Go through the data and copy every line exactly, but not the images.

******************************

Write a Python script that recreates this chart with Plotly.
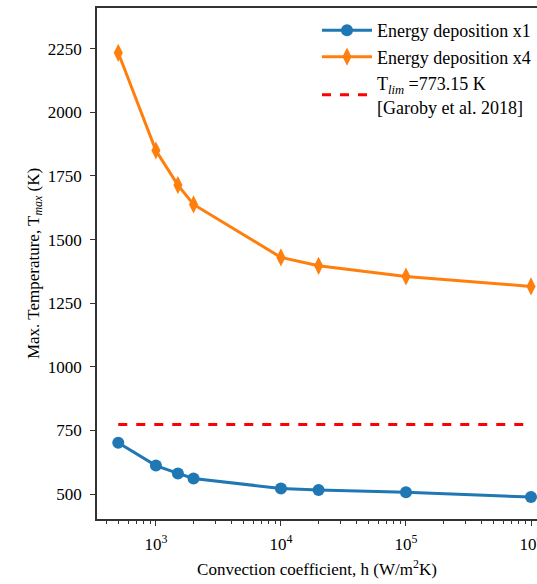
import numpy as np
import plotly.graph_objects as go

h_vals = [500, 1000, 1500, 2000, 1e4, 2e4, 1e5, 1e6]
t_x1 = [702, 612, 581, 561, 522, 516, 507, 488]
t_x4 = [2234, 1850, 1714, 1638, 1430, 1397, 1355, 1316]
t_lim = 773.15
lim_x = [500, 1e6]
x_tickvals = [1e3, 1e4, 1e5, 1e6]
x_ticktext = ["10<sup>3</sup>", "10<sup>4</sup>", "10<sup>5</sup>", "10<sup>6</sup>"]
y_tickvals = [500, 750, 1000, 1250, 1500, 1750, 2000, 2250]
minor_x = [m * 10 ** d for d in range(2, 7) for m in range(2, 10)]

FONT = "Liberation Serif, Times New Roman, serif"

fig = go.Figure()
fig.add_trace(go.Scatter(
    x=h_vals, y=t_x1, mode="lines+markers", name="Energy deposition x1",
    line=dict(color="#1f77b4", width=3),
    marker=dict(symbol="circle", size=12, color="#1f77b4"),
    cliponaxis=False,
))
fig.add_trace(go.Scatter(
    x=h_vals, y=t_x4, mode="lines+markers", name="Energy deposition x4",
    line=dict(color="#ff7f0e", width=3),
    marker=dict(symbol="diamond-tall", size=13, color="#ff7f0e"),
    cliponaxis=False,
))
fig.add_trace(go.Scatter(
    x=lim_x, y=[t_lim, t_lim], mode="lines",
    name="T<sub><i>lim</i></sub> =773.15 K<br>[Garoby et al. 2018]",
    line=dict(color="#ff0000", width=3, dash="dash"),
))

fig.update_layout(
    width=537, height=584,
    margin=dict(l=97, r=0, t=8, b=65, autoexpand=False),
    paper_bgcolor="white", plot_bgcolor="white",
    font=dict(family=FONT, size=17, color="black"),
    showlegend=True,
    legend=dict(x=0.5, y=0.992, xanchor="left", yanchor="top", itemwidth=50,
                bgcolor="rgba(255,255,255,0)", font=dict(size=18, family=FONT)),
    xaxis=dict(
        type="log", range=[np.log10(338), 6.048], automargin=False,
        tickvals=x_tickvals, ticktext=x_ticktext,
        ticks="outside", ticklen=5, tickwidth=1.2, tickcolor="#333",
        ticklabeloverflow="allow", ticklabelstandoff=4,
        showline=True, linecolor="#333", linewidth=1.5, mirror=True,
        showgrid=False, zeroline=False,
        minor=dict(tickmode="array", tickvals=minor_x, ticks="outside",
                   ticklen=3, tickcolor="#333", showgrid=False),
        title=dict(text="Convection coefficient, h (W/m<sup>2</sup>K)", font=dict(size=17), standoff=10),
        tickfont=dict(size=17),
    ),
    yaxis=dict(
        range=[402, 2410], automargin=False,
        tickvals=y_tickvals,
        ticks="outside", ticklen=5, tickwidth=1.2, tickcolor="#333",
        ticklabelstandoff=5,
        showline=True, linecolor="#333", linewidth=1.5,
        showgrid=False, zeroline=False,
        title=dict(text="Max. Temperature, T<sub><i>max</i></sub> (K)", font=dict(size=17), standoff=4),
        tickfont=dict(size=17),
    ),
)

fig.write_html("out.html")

******************************

• [Exercise result]:
Write a Python script that recreates this chart with Plotly.
import numpy as np
import plotly.graph_objects as go

h_vals = [500, 1000, 1500, 2000, 1e4, 2e4, 1e5, 1e6]
t_x1 = [702, 612, 581, 561, 522, 516, 507, 488]
t_x4 = [2234, 1850, 1714, 1638, 1430, 1397, 1355, 1316]
t_lim = 773.15
lim_x = [500, 1e6]
x_tickvals = [1e3, 1e4, 1e5, 1e6]
x_ticktext = ["10<sup>3</sup>", "10<sup>4</sup>", "10<sup>5</sup>", "10<sup>6</sup>"]
y_tickvals = [500, 750, 1000, 1250, 1500, 1750, 2000, 2250]
minor_x = [m * 10 ** d for d in range(2, 7) for m in range(2, 10)]

FONT = "Liberation Serif, Times New Roman, serif"

fig = go.Figure()
fig.add_trace(go.Scatter(
    x=h_vals, y=t_x1, mode="lines+markers", name="Energy deposition x1",
    line=dict(color="#1f77b4", width=3),
    marker=dict(symbol="circle", size=12, color="#1f77b4"),
    cliponaxis=False,
))
fig.add_trace(go.Scatter(
    x=h_vals, y=t_x4, mode="lines+markers", name="Energy deposition x4",
    line=dict(color="#ff7f0e", width=3),
    marker=dict(symbol="diamond-tall", size=13, color="#ff7f0e"),
    cliponaxis=False,
))
fig.add_trace(go.Scatter(
    x=lim_x, y=[t_lim, t_lim], mode="lines",
    name="T<sub><i>lim</i></sub> =773.15 K<br>[Garoby et al. 2018]",
    line=dict(color="#ff0000", width=3, dash="dash"),
))

fig.update_layout(
    width=537, height=584,
    margin=dict(l=97, r=0, t=8, b=65, autoexpand=False),
    paper_bgcolor="white", plot_bgcolor="white",
    font=dict(family=FONT, size=17, color="black"),
    showlegend=True,
    legend=dict(x=0.5, y=0.992, xanchor="left", yanchor="top", itemwidth=50,
                bgcolor="rgba(255,255,255,0)", font=dict(size=18, family=FONT)),
    xaxis=dict(
        type="log", range=[np.log10(338), 6.048], automargin=False,
        tickvals=x_tickvals, ticktext=x_ticktext,
        ticks="outside", ticklen=5, tickwidth=1.2, tickcolor="#333",
        ticklabeloverflow="allow", ticklabelstandoff=4,
        showline=True, linecolor="#333", linewidth=1.5, mirror=True,
        showgrid=False, zeroline=False,
        minor=dict(tickmode="array", tickvals=minor_x, ticks="outside",
                   ticklen=3, tickcolor="#333", showgrid=False),
        title=dict(text="Convection coefficient, h (W/m<sup>2</sup>K)", font=dict(size=17), standoff=10),
        tickfont=dict(size=17),
    ),
    yaxis=dict(
        range=[402, 2410], automargin=False,
        tickvals=y_tickvals,
        ticks="outside", ticklen=5, tickwidth=1.2, tickcolor="#333",
        ticklabelstandoff=5,
        showline=True, linecolor="#333", linewidth=1.5,
        showgrid=False, zeroline=False,
        title=dict(text="Max. Temperature, T<sub><i>max</i></sub> (K)", font=dict(size=17), standoff=4),
        tickfont=dict(size=17),
    ),
)

fig.write_html("out.html")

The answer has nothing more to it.